Seoul to link aid to shutdown of North Korean nuclear reactor

Posted on : 2007-04-23 21:06 KST Modified on : 2019-10-19 20:29 KST

South Korea has told North Korea it is important that the North start shutting down its key nuclear facilities as agreed in the six-nation talks on its nuclear program in February before Seoul resumes rice aid shipments, Seoul's point man on the communist nation said Monday.

The remarks by Unification Minister Lee Jae-joung came one day after Seoul agreed to give 400,000 tons of rice to Pyongyang in bilateral economic talks that ended in the North Korean capital on Sunday.

"(We) told the North Korean side that we cannot hope for peace on the Korean Peninsula unless the February agreement is implemented, and thus we will not be able to convince our people on the need to provide rice aid" to the North, the minister said in an interview with MBC radio.

Under the agreement signed on Feb. 13, North Korea was supposed to shut down and seal its nuclear facilities at Yongbyon within 60 days in exchange for 50,000 tons of heavy fuel oil.

The 60-day deadline, April 14, passed without any changes on ground, while Pyongyang said it would implement the initial measures only after it confirms the release of its funds frozen in a Macau bank since September 2005.

The Macau financial authorities have unblocked the North's US$25 million frozen in the Banco Delta Asia for withdrawal, but the North has yet to make any known attempts to withdraw the money while keeping mum on whether it would accept the funds' release as the resolution of the banking issue.

Lee said the implementation of the Feb. 13 agreement is "important" to the provision of the aid to the North, but Seoul would begin shipping rice as soon as the North starts implementing the historic energy-for-denuclearization deal.

"It takes about four months to prepare before sending 400,000 tons of rice, so I believe we would be able to start sending the assistance if (North Korea) begins the phase of implementing" the first 60-day obligations, Lee said on a separate program carried by KBS radio.
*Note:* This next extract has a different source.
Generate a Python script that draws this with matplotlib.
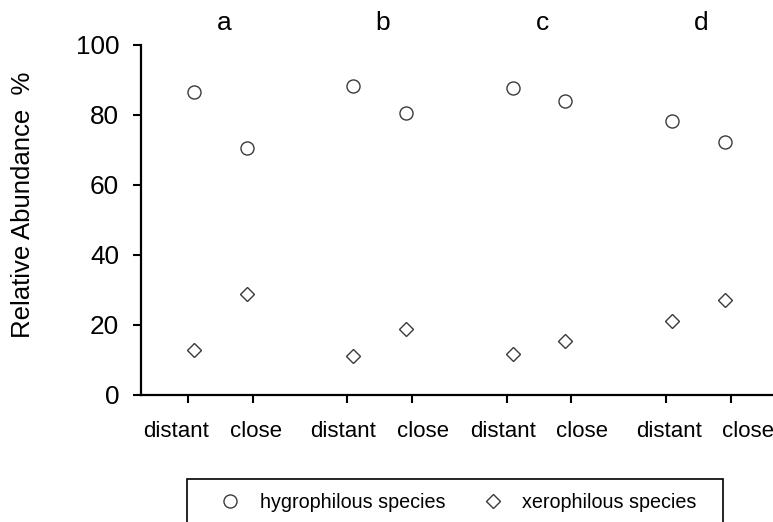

The divided Koreas have also agreed to conduct test runs of two cross-border railways on May 17, one of which was newly built and the other reconnected after some 50 years.

"If (the test runs) are again canceled, I believe South-North relations would become fundamentally difficult," Lee said.

The Koreas had agreed to test the cross-border railways on several occasions but they were all called off at the last minute, reportedly due to opposition from the North's military.

Lee said the sides were again unable to win the North Korean military's concession or assurance, except to agree that the sides will "actively cooperate."

Seoul is to provide about $80 million worth of raw materials for the North's light industries if the proposed railway tests take their course as agreed, according to the Unification Ministry.